Raw records:

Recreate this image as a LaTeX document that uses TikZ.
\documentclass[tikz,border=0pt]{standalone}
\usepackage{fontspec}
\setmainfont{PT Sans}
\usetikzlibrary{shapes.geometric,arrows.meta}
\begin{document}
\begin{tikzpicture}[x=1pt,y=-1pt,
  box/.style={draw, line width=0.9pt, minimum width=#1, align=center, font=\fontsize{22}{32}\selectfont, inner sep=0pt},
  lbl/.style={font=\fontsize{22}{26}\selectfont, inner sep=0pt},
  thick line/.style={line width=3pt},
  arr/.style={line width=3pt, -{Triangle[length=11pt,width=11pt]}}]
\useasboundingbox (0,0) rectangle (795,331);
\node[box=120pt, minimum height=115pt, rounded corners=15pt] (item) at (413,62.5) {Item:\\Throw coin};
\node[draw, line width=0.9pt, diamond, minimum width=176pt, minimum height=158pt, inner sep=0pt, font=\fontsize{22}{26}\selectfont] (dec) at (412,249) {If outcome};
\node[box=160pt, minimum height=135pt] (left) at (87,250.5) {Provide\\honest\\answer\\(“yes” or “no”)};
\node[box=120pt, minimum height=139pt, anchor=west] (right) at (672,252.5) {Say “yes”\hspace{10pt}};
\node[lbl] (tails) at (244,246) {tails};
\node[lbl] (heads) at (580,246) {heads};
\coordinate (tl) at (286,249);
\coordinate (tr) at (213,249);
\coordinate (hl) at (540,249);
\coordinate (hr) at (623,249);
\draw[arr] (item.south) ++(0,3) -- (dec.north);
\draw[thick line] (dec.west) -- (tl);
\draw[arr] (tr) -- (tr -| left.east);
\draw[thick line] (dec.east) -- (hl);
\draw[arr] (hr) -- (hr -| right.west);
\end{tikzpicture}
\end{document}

--

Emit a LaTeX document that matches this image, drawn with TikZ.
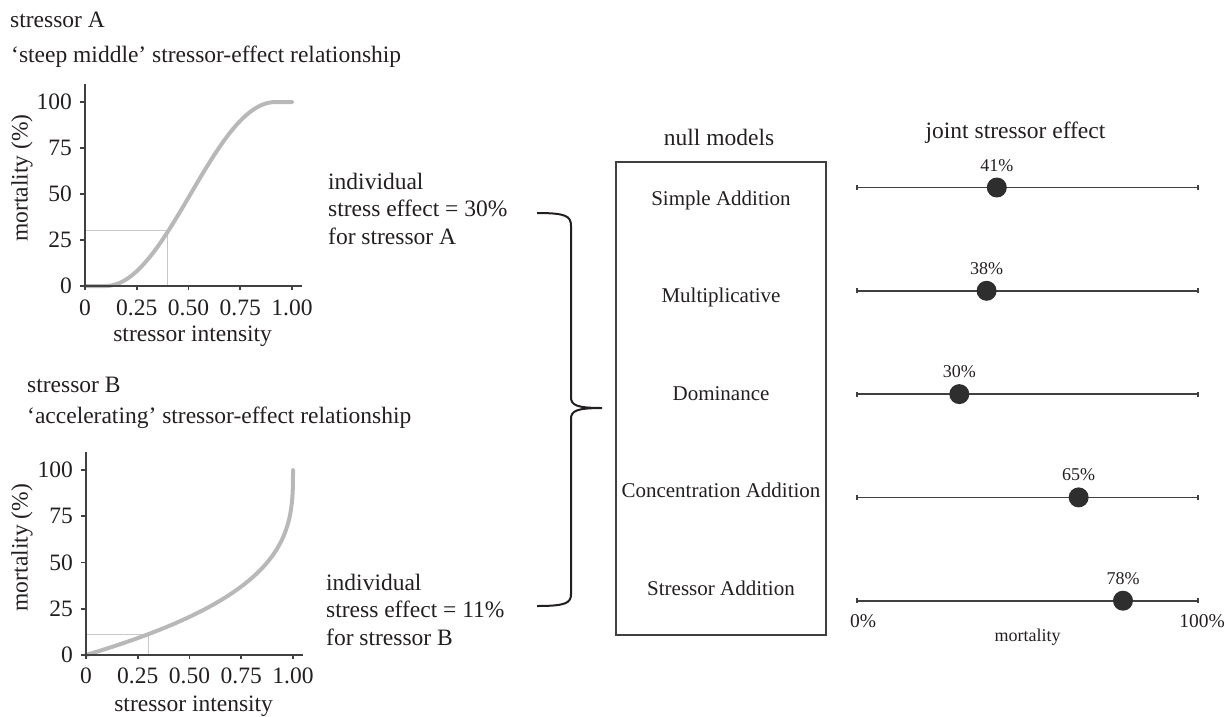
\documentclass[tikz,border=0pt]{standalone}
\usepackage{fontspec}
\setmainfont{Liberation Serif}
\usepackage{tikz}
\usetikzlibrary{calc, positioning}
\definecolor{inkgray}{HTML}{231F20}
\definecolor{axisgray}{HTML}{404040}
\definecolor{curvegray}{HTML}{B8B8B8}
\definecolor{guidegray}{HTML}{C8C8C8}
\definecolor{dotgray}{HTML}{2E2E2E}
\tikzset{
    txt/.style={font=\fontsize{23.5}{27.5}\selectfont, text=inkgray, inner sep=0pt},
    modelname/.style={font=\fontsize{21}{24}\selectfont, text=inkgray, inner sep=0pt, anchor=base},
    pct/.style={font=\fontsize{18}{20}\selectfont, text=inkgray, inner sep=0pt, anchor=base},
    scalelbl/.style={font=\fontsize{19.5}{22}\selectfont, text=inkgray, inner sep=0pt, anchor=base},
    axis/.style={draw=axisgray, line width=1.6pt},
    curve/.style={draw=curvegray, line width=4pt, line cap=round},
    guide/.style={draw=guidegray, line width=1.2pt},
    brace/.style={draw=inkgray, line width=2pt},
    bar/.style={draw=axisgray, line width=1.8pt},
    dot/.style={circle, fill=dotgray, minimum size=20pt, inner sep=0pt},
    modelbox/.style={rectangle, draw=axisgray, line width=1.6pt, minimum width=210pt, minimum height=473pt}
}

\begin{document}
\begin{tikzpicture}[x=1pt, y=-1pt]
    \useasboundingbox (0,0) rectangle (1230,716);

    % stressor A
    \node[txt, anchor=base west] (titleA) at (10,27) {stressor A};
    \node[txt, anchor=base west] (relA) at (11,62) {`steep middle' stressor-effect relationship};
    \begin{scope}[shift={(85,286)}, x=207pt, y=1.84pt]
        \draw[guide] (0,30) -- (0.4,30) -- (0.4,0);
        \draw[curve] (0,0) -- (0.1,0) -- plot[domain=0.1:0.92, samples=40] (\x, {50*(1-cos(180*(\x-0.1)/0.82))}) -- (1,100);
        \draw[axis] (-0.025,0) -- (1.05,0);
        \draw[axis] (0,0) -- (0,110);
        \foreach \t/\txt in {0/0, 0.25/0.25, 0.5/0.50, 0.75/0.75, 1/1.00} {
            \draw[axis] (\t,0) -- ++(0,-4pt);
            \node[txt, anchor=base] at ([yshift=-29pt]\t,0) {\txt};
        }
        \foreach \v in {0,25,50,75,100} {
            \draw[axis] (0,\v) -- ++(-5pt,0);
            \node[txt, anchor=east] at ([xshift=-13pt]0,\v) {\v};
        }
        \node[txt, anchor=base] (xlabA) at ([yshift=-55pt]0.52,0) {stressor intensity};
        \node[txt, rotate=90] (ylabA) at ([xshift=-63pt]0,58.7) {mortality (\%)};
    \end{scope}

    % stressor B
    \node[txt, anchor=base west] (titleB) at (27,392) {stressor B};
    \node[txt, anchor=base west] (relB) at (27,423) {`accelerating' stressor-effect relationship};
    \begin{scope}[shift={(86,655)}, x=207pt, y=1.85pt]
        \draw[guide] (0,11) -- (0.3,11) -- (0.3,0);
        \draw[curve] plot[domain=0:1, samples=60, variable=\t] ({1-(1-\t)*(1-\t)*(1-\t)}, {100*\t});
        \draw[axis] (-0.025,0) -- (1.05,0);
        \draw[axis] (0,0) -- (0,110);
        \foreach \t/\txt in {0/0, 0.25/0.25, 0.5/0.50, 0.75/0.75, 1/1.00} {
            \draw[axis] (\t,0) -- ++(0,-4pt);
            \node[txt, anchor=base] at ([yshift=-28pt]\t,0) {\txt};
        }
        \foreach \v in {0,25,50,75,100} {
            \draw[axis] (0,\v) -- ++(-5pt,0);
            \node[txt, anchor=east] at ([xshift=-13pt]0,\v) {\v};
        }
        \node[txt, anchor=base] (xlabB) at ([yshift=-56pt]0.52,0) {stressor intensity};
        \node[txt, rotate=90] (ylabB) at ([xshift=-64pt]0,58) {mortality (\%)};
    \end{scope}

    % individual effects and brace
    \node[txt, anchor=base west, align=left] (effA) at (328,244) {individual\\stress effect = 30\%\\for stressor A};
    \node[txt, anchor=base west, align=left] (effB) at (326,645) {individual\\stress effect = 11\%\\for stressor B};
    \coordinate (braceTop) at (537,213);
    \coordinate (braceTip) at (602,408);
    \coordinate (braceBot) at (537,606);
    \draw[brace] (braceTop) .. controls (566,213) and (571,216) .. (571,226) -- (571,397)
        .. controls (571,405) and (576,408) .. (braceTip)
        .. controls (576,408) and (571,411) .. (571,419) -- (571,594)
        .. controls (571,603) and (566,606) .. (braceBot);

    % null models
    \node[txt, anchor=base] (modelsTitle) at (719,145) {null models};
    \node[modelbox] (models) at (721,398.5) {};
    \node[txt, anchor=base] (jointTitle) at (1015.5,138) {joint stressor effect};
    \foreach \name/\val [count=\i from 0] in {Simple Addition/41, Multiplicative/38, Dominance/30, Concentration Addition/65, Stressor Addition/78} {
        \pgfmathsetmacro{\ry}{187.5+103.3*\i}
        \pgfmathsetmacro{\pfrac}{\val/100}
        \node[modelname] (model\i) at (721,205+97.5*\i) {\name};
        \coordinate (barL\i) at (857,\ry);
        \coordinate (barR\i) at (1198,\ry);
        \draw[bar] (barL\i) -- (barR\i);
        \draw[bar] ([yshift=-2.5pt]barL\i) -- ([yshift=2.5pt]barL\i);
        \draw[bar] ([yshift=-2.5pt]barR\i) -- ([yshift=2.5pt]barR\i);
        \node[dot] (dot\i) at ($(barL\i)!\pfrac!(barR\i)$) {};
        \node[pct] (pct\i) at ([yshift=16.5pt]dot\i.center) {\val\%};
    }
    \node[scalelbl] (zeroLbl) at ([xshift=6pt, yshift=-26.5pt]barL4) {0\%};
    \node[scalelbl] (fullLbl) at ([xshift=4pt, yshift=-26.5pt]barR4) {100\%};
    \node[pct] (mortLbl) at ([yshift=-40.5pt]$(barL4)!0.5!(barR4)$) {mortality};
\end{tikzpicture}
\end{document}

* * *

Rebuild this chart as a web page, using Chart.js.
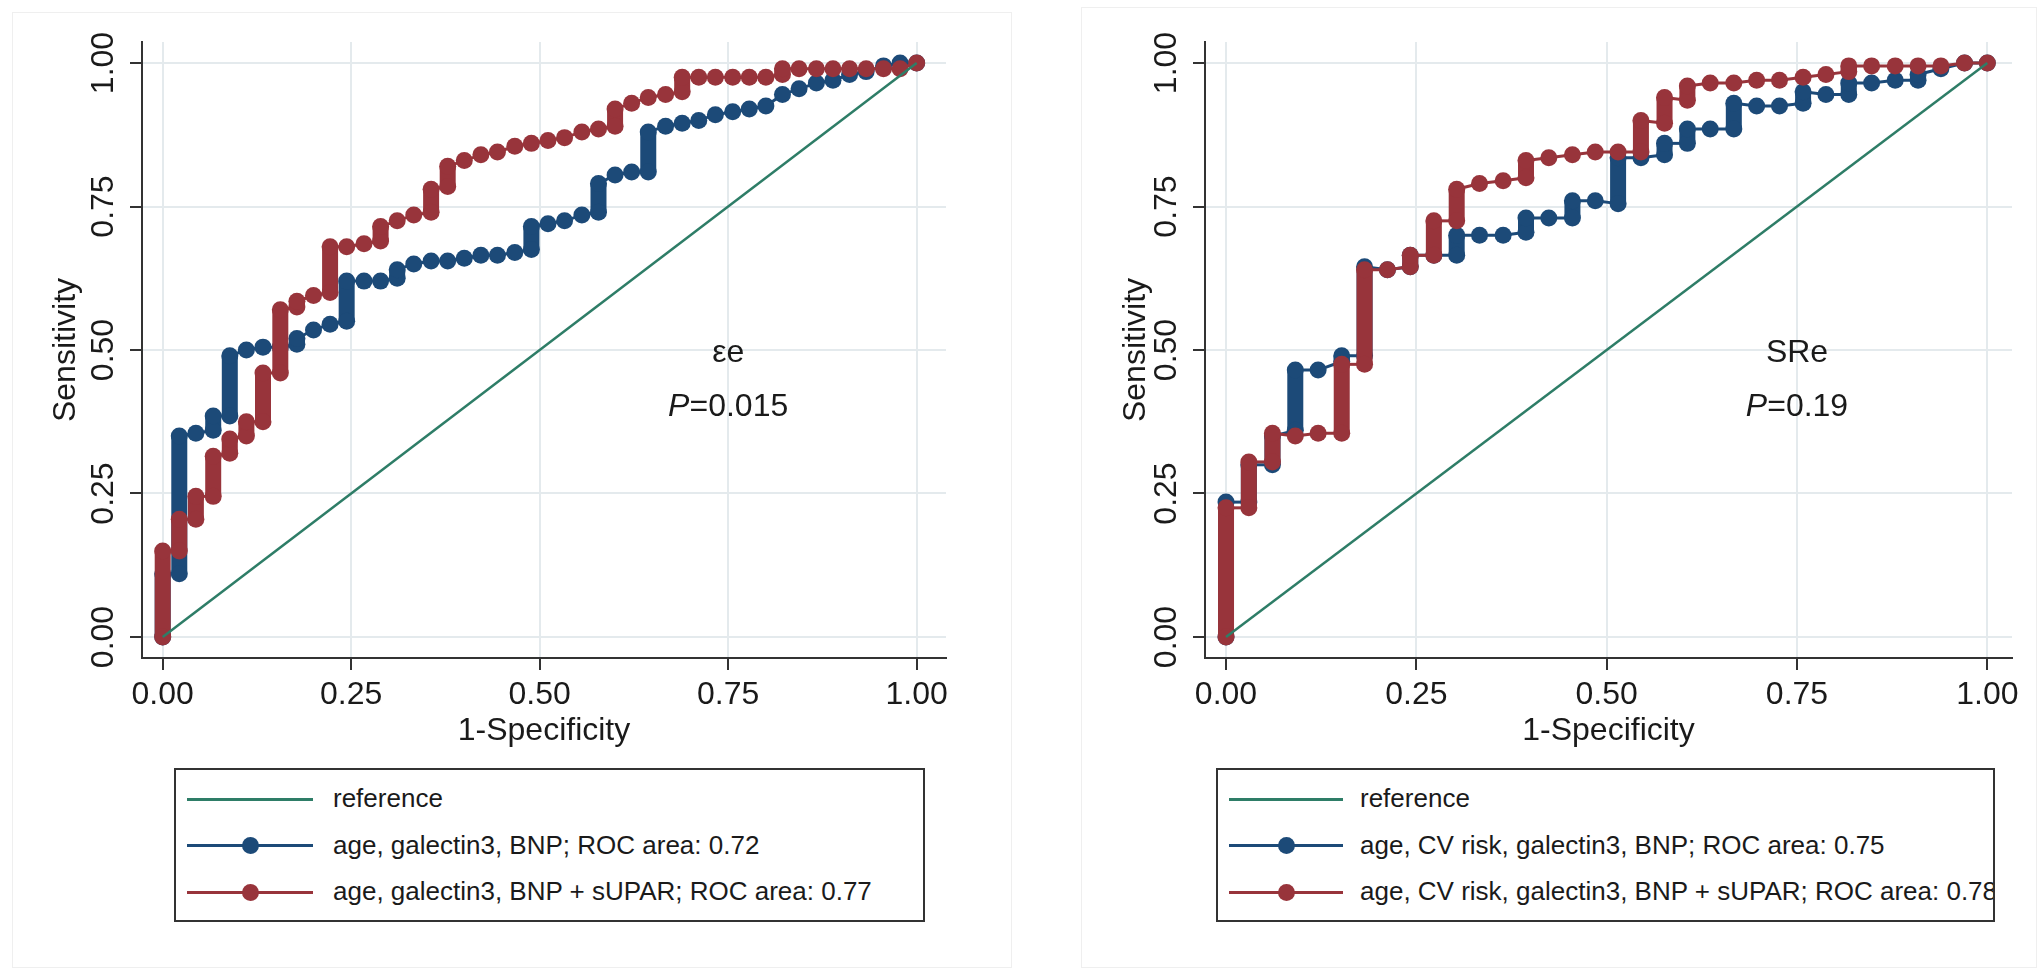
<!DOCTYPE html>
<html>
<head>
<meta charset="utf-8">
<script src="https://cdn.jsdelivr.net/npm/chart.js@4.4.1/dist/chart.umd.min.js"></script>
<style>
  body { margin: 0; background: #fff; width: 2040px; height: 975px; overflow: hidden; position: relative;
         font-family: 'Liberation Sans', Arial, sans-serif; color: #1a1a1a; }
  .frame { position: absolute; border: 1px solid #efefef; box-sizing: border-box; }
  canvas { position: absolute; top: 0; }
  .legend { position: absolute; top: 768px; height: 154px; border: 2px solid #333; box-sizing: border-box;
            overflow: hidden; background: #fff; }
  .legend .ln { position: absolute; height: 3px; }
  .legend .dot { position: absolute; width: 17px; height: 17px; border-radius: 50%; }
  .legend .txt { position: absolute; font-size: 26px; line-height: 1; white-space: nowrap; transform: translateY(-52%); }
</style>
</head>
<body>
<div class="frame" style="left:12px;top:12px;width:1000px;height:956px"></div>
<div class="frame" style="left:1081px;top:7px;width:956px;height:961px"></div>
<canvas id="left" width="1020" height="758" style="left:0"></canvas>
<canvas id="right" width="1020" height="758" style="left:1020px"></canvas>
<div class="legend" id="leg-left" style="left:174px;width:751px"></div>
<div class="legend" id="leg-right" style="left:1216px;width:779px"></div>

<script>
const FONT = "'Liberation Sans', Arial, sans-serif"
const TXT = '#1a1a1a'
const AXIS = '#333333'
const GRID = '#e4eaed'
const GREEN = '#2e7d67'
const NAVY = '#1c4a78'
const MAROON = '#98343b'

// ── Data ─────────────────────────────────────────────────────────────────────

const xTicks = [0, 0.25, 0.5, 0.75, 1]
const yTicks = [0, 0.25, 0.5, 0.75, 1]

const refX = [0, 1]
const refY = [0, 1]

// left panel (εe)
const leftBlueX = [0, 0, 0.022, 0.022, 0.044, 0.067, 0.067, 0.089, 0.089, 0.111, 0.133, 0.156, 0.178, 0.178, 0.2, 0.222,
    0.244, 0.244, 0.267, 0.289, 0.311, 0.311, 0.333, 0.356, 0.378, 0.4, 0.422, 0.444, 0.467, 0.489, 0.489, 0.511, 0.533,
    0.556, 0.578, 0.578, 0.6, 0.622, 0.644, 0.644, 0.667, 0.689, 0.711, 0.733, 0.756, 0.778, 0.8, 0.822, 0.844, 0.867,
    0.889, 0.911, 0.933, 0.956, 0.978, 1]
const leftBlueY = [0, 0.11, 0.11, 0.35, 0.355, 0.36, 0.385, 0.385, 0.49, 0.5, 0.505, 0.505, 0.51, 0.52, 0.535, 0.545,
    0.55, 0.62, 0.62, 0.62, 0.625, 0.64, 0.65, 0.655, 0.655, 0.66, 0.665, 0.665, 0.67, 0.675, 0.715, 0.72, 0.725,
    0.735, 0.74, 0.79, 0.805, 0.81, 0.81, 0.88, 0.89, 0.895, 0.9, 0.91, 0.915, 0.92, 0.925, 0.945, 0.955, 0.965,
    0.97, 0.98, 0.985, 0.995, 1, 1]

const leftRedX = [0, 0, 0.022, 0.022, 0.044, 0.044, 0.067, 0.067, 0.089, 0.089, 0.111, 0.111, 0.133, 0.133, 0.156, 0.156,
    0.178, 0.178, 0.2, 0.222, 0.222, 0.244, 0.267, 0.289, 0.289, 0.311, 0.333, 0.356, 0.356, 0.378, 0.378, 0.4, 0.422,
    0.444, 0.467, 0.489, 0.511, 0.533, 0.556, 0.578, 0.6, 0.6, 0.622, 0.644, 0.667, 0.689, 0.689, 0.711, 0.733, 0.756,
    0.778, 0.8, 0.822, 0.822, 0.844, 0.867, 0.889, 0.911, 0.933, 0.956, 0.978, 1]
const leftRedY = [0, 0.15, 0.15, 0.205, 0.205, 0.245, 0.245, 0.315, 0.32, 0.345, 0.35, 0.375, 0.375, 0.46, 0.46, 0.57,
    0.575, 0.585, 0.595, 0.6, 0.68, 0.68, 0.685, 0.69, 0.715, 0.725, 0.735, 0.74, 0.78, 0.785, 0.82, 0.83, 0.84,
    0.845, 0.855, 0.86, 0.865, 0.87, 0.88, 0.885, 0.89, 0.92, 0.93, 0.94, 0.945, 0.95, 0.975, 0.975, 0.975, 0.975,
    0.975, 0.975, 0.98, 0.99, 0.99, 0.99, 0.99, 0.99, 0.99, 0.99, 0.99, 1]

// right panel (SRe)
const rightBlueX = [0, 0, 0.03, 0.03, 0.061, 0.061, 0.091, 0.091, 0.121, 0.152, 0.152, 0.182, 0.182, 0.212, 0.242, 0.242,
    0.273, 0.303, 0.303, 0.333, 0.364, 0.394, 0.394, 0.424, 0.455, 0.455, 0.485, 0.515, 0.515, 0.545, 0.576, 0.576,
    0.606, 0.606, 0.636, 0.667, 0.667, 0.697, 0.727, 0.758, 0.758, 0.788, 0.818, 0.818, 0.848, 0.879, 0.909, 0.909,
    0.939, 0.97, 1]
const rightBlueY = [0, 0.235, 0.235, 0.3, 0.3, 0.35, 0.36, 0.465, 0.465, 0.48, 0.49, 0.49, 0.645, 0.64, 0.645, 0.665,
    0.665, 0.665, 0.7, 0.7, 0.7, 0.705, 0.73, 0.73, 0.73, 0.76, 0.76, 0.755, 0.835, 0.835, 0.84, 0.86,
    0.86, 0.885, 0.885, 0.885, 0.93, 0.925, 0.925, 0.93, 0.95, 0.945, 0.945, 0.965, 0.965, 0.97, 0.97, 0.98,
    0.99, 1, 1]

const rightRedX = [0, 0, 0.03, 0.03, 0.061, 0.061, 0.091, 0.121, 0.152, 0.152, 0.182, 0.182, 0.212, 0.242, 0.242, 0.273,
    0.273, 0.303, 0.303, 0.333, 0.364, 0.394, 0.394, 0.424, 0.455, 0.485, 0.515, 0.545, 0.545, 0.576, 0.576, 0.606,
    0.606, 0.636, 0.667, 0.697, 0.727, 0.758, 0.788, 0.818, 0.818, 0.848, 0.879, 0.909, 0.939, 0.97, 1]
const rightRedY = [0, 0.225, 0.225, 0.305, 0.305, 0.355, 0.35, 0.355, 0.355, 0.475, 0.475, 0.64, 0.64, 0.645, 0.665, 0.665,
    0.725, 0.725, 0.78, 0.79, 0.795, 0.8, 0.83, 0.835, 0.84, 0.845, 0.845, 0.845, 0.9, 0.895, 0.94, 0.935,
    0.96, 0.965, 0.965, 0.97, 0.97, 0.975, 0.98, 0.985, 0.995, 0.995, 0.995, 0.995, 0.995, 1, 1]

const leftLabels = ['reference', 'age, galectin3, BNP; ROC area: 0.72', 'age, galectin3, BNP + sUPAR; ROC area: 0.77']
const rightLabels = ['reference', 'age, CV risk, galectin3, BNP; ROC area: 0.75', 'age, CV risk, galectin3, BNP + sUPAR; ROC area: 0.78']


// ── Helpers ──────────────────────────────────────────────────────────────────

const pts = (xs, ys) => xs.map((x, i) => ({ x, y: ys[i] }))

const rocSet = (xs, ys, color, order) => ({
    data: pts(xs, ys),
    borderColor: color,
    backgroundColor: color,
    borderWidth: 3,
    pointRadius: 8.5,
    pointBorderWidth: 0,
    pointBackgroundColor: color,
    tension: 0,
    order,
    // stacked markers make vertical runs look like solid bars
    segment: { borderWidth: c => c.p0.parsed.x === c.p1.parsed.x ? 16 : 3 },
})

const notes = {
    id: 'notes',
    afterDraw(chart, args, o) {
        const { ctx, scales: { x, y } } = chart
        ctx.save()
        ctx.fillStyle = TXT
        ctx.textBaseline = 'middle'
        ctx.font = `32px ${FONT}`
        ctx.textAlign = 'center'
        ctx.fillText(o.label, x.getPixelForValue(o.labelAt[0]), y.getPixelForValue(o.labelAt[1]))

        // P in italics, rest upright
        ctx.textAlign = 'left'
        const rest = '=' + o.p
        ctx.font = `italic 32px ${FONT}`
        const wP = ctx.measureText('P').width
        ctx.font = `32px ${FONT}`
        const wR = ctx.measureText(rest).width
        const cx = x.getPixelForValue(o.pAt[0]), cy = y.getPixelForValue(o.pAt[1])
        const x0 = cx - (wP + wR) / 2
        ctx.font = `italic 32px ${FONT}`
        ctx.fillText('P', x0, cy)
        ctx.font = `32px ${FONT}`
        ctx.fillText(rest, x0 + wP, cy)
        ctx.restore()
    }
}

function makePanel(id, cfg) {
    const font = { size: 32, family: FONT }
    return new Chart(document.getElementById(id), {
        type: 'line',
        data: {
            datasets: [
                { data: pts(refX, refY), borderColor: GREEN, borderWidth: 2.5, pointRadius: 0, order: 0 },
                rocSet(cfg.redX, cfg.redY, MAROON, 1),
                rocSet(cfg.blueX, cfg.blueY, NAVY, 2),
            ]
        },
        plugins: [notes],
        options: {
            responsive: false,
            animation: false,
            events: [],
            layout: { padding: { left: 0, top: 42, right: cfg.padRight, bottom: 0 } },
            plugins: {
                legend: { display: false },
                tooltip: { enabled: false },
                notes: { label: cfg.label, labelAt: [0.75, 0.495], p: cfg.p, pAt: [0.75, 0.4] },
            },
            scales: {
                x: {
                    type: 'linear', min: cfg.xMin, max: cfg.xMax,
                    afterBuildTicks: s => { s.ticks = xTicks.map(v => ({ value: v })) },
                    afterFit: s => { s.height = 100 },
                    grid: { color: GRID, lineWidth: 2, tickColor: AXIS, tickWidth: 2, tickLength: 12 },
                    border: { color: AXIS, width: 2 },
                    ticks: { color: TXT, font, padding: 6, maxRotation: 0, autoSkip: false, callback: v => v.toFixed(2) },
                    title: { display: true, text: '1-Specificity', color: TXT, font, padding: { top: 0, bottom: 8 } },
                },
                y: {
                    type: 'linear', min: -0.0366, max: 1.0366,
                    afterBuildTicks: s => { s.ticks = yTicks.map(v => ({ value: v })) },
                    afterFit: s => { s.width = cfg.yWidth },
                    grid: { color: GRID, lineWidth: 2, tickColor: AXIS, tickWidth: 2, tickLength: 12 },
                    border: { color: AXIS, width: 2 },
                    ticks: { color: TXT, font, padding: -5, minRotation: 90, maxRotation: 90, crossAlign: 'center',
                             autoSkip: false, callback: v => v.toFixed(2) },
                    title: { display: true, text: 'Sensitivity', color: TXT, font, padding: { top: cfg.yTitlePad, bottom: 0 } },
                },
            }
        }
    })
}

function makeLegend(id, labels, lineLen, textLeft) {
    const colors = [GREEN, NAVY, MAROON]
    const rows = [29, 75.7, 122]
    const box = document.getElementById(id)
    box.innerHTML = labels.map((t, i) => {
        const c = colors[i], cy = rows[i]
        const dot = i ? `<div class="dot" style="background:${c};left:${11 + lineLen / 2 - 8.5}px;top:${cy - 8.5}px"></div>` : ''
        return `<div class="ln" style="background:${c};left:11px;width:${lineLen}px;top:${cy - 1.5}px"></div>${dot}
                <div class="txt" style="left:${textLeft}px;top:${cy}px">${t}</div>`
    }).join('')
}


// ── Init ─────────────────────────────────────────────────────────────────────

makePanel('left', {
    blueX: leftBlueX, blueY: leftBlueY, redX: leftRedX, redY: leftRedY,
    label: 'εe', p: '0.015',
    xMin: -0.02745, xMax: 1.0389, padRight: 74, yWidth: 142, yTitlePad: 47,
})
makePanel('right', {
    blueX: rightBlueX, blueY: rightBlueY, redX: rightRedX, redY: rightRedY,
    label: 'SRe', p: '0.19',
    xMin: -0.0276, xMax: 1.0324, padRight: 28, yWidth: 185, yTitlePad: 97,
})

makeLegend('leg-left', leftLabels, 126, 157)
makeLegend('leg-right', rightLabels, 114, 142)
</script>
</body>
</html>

• [Objective] From the records above, copy only the lines running from the line holding "Rebuild this chart" through the line holding "const refY = [0, 1]", with no pictures.

• [The completed task]
Rebuild this chart as a web page, using Chart.js.
<!DOCTYPE html>
<html>
<head>
<meta charset="utf-8">
<script src="https://cdn.jsdelivr.net/npm/chart.js@4.4.1/dist/chart.umd.min.js"></script>
<style>
  body { margin: 0; background: #fff; width: 2040px; height: 975px; overflow: hidden; position: relative;
         font-family: 'Liberation Sans', Arial, sans-serif; color: #1a1a1a; }
  .frame { position: absolute; border: 1px solid #efefef; box-sizing: border-box; }
  canvas { position: absolute; top: 0; }
  .legend { position: absolute; top: 768px; height: 154px; border: 2px solid #333; box-sizing: border-box;
            overflow: hidden; background: #fff; }
  .legend .ln { position: absolute; height: 3px; }
  .legend .dot { position: absolute; width: 17px; height: 17px; border-radius: 50%; }
  .legend .txt { position: absolute; font-size: 26px; line-height: 1; white-space: nowrap; transform: translateY(-52%); }
</style>
</head>
<body>
<div class="frame" style="left:12px;top:12px;width:1000px;height:956px"></div>
<div class="frame" style="left:1081px;top:7px;width:956px;height:961px"></div>
<canvas id="left" width="1020" height="758" style="left:0"></canvas>
<canvas id="right" width="1020" height="758" style="left:1020px"></canvas>
<div class="legend" id="leg-left" style="left:174px;width:751px"></div>
<div class="legend" id="leg-right" style="left:1216px;width:779px"></div>

<script>
const FONT = "'Liberation Sans', Arial, sans-serif"
const TXT = '#1a1a1a'
const AXIS = '#333333'
const GRID = '#e4eaed'
const GREEN = '#2e7d67'
const NAVY = '#1c4a78'
const MAROON = '#98343b'

// ── Data ─────────────────────────────────────────────────────────────────────

const xTicks = [0, 0.25, 0.5, 0.75, 1]
const yTicks = [0, 0.25, 0.5, 0.75, 1]

const refX = [0, 1]
const refY = [0, 1]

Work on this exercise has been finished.